Retype, exactly as they stand, the lines from the start of the data to the line that contains "0.987, 1.0, 1.0];", both ends included. Leave the pictures out.

*Information supplied:*
= = = = = = =
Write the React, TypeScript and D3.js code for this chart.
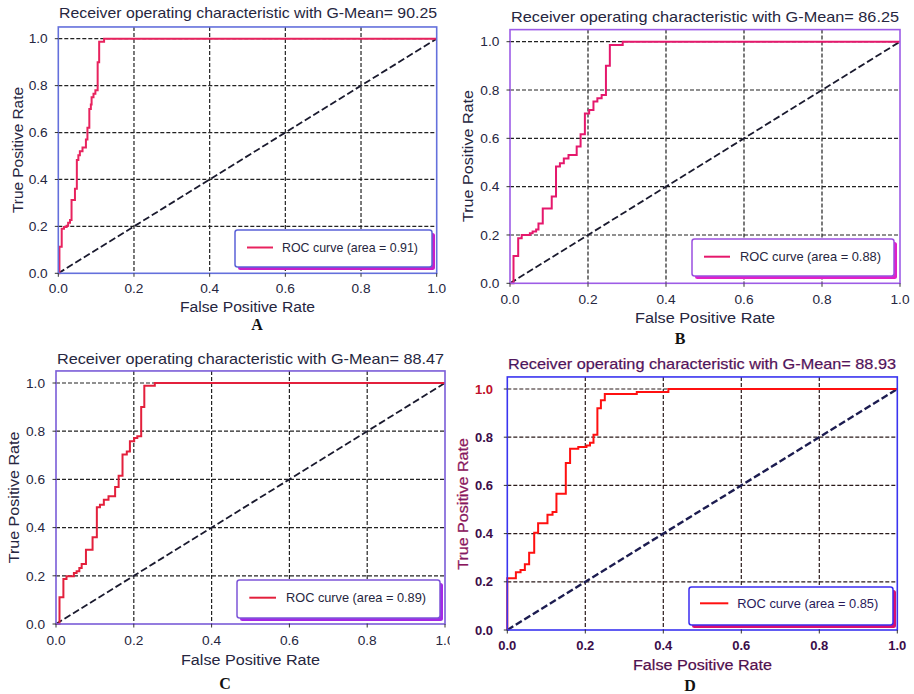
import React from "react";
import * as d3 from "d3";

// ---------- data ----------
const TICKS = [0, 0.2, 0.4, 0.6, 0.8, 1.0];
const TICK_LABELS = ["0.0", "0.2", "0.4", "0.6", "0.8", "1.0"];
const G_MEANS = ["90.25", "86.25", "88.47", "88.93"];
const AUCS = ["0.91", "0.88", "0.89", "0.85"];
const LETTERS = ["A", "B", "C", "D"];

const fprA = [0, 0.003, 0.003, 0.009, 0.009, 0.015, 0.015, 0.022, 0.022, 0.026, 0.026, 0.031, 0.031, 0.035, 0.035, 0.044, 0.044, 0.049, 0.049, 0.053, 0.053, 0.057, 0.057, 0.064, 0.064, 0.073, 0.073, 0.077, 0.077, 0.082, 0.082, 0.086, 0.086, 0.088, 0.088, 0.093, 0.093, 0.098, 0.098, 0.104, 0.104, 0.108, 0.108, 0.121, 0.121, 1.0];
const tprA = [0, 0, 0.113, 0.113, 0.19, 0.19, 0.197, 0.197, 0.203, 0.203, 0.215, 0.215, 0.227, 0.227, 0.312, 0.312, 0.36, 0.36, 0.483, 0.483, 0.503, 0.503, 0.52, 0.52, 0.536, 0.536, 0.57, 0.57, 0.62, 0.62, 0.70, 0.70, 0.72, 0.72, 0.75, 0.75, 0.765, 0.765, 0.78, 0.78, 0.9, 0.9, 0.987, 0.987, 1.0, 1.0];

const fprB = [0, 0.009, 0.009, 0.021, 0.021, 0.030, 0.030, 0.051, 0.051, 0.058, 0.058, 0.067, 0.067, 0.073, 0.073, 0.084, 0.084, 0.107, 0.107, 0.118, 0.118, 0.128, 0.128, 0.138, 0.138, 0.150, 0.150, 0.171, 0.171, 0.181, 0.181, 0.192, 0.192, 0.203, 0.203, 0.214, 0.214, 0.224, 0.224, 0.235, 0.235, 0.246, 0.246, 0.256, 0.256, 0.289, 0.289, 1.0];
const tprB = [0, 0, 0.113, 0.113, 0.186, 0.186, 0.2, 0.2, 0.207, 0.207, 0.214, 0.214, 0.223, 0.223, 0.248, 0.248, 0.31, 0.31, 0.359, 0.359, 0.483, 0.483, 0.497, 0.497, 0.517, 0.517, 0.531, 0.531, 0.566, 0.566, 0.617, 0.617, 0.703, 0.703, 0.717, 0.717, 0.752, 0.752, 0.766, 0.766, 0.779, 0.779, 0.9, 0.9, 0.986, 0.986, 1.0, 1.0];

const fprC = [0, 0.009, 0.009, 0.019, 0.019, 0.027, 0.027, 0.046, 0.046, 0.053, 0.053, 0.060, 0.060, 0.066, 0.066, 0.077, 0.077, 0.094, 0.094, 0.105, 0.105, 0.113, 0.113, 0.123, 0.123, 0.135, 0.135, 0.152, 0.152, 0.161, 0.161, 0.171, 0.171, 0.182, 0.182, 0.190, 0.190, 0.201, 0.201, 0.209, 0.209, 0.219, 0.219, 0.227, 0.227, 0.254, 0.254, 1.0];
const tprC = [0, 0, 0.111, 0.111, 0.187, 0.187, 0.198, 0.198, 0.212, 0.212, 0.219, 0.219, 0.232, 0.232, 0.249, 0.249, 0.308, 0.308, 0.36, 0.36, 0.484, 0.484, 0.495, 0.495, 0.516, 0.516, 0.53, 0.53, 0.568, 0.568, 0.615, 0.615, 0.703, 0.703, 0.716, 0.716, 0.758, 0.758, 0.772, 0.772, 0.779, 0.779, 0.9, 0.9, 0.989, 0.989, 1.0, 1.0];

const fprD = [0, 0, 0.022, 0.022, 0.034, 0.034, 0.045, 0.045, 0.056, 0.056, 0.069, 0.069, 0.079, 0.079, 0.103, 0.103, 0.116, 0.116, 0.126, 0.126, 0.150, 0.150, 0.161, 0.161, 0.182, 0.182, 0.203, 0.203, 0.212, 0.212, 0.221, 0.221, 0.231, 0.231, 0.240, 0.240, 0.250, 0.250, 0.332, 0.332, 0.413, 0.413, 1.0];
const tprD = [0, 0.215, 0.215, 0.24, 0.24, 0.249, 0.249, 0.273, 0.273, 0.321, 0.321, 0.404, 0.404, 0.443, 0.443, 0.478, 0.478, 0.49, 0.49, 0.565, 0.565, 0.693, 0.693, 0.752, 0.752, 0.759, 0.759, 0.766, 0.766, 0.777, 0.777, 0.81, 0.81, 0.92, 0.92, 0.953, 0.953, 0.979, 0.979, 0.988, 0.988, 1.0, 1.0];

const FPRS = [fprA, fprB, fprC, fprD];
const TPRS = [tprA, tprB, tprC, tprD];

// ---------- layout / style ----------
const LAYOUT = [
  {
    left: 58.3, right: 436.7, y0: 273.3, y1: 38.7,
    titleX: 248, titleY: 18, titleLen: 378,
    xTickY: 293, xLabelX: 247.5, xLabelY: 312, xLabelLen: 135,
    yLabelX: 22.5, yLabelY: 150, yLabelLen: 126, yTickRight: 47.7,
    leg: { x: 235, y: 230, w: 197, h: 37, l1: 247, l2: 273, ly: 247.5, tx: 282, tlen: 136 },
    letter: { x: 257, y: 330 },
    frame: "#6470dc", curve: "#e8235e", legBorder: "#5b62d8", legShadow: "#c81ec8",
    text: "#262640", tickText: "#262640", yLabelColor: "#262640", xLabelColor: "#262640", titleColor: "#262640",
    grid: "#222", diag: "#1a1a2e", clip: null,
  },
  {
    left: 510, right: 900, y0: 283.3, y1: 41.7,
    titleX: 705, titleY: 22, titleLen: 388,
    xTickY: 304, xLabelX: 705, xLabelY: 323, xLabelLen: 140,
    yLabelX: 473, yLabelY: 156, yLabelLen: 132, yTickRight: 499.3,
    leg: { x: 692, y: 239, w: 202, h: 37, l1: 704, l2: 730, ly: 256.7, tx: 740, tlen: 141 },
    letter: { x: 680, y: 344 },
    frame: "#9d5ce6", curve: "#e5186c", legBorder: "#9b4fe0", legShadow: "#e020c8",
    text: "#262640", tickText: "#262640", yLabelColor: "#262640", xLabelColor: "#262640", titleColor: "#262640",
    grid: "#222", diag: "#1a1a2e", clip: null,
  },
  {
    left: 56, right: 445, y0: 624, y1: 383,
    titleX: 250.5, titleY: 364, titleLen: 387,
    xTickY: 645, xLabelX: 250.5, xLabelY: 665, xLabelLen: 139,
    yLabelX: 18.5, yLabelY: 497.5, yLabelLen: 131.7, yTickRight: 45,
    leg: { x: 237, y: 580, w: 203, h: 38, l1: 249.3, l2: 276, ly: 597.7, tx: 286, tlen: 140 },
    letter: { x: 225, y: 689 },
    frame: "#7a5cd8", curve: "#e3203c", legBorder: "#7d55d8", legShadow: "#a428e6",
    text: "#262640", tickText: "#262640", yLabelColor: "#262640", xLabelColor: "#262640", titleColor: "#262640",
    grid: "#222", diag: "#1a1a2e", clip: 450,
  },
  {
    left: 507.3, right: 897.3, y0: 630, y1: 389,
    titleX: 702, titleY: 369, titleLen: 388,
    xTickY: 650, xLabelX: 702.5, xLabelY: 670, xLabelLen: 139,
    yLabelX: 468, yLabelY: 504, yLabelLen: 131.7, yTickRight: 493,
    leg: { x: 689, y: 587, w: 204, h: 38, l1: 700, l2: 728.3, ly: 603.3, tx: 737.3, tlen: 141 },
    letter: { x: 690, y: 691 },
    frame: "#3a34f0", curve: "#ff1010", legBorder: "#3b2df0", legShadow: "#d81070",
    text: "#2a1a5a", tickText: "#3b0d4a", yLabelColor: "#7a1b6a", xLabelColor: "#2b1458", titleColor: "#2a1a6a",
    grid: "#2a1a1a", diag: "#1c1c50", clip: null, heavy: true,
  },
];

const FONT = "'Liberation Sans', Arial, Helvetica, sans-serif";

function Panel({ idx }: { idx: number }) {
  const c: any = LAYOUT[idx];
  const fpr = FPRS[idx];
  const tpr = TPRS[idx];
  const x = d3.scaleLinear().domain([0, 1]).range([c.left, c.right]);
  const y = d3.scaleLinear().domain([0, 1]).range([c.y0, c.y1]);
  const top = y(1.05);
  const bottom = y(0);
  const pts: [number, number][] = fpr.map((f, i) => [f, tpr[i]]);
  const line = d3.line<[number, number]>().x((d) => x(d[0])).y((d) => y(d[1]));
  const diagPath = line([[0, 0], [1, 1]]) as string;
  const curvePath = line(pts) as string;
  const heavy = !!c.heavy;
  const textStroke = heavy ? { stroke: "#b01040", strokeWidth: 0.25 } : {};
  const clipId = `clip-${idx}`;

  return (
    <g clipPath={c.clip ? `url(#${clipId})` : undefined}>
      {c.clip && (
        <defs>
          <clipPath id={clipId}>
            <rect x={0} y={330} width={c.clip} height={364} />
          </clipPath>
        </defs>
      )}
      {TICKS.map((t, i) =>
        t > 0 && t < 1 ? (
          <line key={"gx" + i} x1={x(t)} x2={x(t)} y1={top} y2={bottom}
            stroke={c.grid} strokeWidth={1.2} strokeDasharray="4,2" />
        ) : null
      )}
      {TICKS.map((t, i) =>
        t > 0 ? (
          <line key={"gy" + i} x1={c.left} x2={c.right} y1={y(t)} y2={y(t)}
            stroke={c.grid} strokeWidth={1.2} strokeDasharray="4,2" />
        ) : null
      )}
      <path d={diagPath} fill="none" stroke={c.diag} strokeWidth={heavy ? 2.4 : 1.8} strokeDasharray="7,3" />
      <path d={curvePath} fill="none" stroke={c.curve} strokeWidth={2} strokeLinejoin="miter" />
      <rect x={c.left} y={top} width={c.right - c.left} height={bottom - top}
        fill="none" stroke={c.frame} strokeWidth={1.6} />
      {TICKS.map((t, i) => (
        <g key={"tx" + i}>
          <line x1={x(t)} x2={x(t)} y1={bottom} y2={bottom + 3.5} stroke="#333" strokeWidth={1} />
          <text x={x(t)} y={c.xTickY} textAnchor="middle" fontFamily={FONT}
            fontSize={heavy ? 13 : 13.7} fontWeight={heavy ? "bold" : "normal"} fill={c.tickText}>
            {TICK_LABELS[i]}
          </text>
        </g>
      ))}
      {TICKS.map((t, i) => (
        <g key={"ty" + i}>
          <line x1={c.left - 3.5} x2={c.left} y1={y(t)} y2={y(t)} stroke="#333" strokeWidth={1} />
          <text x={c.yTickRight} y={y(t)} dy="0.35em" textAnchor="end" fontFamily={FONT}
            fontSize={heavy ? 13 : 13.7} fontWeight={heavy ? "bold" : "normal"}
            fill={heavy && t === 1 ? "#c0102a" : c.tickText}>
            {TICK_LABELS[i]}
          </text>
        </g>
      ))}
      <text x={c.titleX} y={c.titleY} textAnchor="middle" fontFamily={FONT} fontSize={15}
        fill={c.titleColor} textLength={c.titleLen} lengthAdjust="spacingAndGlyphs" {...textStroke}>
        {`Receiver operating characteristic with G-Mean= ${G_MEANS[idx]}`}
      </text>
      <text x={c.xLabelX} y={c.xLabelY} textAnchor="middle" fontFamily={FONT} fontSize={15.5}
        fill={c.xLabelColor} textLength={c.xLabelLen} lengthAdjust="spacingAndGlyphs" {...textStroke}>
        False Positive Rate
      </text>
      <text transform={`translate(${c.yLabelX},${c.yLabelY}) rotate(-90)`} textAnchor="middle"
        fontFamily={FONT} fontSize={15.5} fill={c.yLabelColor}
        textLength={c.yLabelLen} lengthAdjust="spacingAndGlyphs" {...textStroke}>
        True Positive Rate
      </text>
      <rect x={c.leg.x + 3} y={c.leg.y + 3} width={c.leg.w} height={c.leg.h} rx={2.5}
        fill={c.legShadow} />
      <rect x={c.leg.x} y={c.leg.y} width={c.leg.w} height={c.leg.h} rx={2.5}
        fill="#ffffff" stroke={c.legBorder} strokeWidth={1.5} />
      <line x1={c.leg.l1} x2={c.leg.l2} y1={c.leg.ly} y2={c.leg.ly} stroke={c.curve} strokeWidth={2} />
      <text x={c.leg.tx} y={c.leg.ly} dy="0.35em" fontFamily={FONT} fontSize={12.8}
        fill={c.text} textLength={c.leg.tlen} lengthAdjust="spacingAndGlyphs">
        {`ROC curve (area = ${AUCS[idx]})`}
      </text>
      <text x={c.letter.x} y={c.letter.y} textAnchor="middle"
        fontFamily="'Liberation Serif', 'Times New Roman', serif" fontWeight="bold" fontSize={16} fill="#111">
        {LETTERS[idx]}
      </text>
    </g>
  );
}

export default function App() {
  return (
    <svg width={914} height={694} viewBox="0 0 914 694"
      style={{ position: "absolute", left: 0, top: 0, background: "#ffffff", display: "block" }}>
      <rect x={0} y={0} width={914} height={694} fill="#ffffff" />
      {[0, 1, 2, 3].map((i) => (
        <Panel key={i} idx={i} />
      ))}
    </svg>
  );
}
= = = = = = =
*Task response:*
Write the React, TypeScript and D3.js code for this chart.
import React from "react";
import * as d3 from "d3";

// ---------- data ----------
const TICKS = [0, 0.2, 0.4, 0.6, 0.8, 1.0];
const TICK_LABELS = ["0.0", "0.2", "0.4", "0.6", "0.8", "1.0"];
const G_MEANS = ["90.25", "86.25", "88.47", "88.93"];
const AUCS = ["0.91", "0.88", "0.89", "0.85"];
const LETTERS = ["A", "B", "C", "D"];

const fprA = [0, 0.003, 0.003, 0.009, 0.009, 0.015, 0.015, 0.022, 0.022, 0.026, 0.026, 0.031, 0.031, 0.035, 0.035, 0.044, 0.044, 0.049, 0.049, 0.053, 0.053, 0.057, 0.057, 0.064, 0.064, 0.073, 0.073, 0.077, 0.077, 0.082, 0.082, 0.086, 0.086, 0.088, 0.088, 0.093, 0.093, 0.098, 0.098, 0.104, 0.104, 0.108, 0.108, 0.121, 0.121, 1.0];
const tprA = [0, 0, 0.113, 0.113, 0.19, 0.19, 0.197, 0.197, 0.203, 0.203, 0.215, 0.215, 0.227, 0.227, 0.312, 0.312, 0.36, 0.36, 0.483, 0.483, 0.503, 0.503, 0.52, 0.52, 0.536, 0.536, 0.57, 0.57, 0.62, 0.62, 0.70, 0.70, 0.72, 0.72, 0.75, 0.75, 0.765, 0.765, 0.78, 0.78, 0.9, 0.9, 0.987, 0.987, 1.0, 1.0];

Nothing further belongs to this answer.